Whenever I travel, I always think about Scots, past and present, who have trod the same path as I do now. All across the world the Scottish diaspora has had extraordinary influence. It reminds me that the people of Scotland always have been and always will be outward looking and globally minded.
In Singapore, this has particular resonance. William Farquhar, who hailed from Aberdeenshire, played a pivotal role in laying down the foundations of modern Singapore. Appointed the first Resident of Singapore in 1819, he was also integral to the negotiation that led to the signing of the Singapore Treaty itself.
As you can imagine, in the UK today, negotiations have been on a lot of people's minds.
Last week the Prime Minister triggered Article 50, signalling the start of a two year negotiation process as we leave the EU.
It is safe to say that in the UK, we are living through an extraordinary time in politics. But even in times of change, the fundamentals remain the same. For the UK Government, those fundamentals are simple: that we work to build a global Britain, a stronger economy, a fairer society and a united nation. These are the fundamentals that support our Plan for Britain, and which guide us in everything we take forward.
We want to forge a new and ambitious place in the world, maintaining our links with our close friends in Europe while we build stronger and closer relationships with our allies and friends - old and new - around the globe. We are taking that outward looking, entrepreneurial, internationalist spirit that Farquhar had and making a success of the future ahead.
In Singapore I see that international and entrepreneurial spirit everywhere. It's clear in meetings I've had with Scottish companies specialising in fintech, robotics and data analytics, who are thriving here, and in industries that are going from strength to strength.
Like Singapore, food is very close to the heart of Scotland and its people. We are blessed with a fantastic larder of some of the best naturally healthy produce in the world. Food and drink is Scotland's top export industry - we sell our produce to over 200 markets worldwide. Singapore is the fifth largest market for Scottish food and drink exports worldwide. In 2016, food exports from Scotland were valued at $2.6 billion, up a staggering 22% since 2015. $82 million of this rise comes from exports to Asia alone.
Our Scottish larder is packed with delicious products from PGI Scotch beef and Label Rouge Salmon to traditionally made Oatcake biscuits, crumbly Shortbread and moist Dundee Cake to world famous whiskies hailing from the remote corners of Scotland. I am delighted to find so many of our special products in the restaurants, delicatessens and supermarkets of Singapore for everyone to enjoy.

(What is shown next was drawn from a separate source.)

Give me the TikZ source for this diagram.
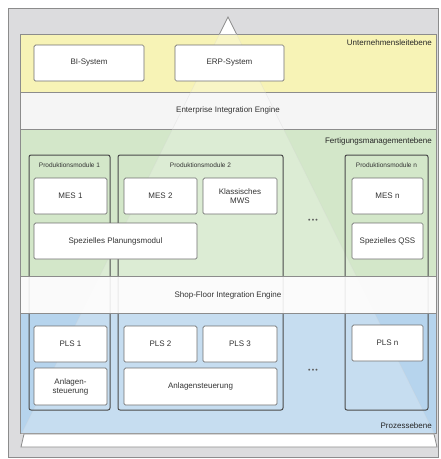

I have celebrated Singapore's close links with international universities, especially the success of Glasgow School of Art's Singapore Campus - and education is a fantastic example of Scotland and Singapore working together, sharing knowledge for the benefit of everyone.
As well as technological, cultural and social links between our two countries, we are also close trading partners. Singapore is the UK's largest trading partner in Southeast Asia - a relationship that we want to grow, alongside other Asian allies and partners as we embrace new global opportunities around the world.
In the case of countries that already have a free trade agreement with the UK via the EU, we want to minimise disruption for companies that do business in and with the UK.
My message is clear: Scotland and the whole UK remain very much open for business.
We are approaching this new chapter of the UK's future with optimism and confidence.
Confidence that the UK will thrive outside the EU, that our relationship with Singapore, as with relationships in Asia and around the world, will flourish. And we do so as one strong United Kingdom - a partnership of four nations, working together for ordinary working people across the country.
As the Secretary of State for Scotland, my job within the UK government is to deliver for Scotland. That's why I have been here, banging the drum for Scottish industries and deepening our ties with Singapore.
Throughout my trip here I've seen nothing but positive outcomes and optimism for the future. From Scottish investors, collaborating with firms based in Singapore to sell goods and services, to Glaswegian lecturers travelling to Asia's world class universities to share knowledge.
I very much hope this collaboration and friendship deepens in the years ahead, as Singapore and the UK continue to go from strength to strength.
The writer is Secretary of State for Scotland, United Kingdom. He is in Singapore on April 5 and 6.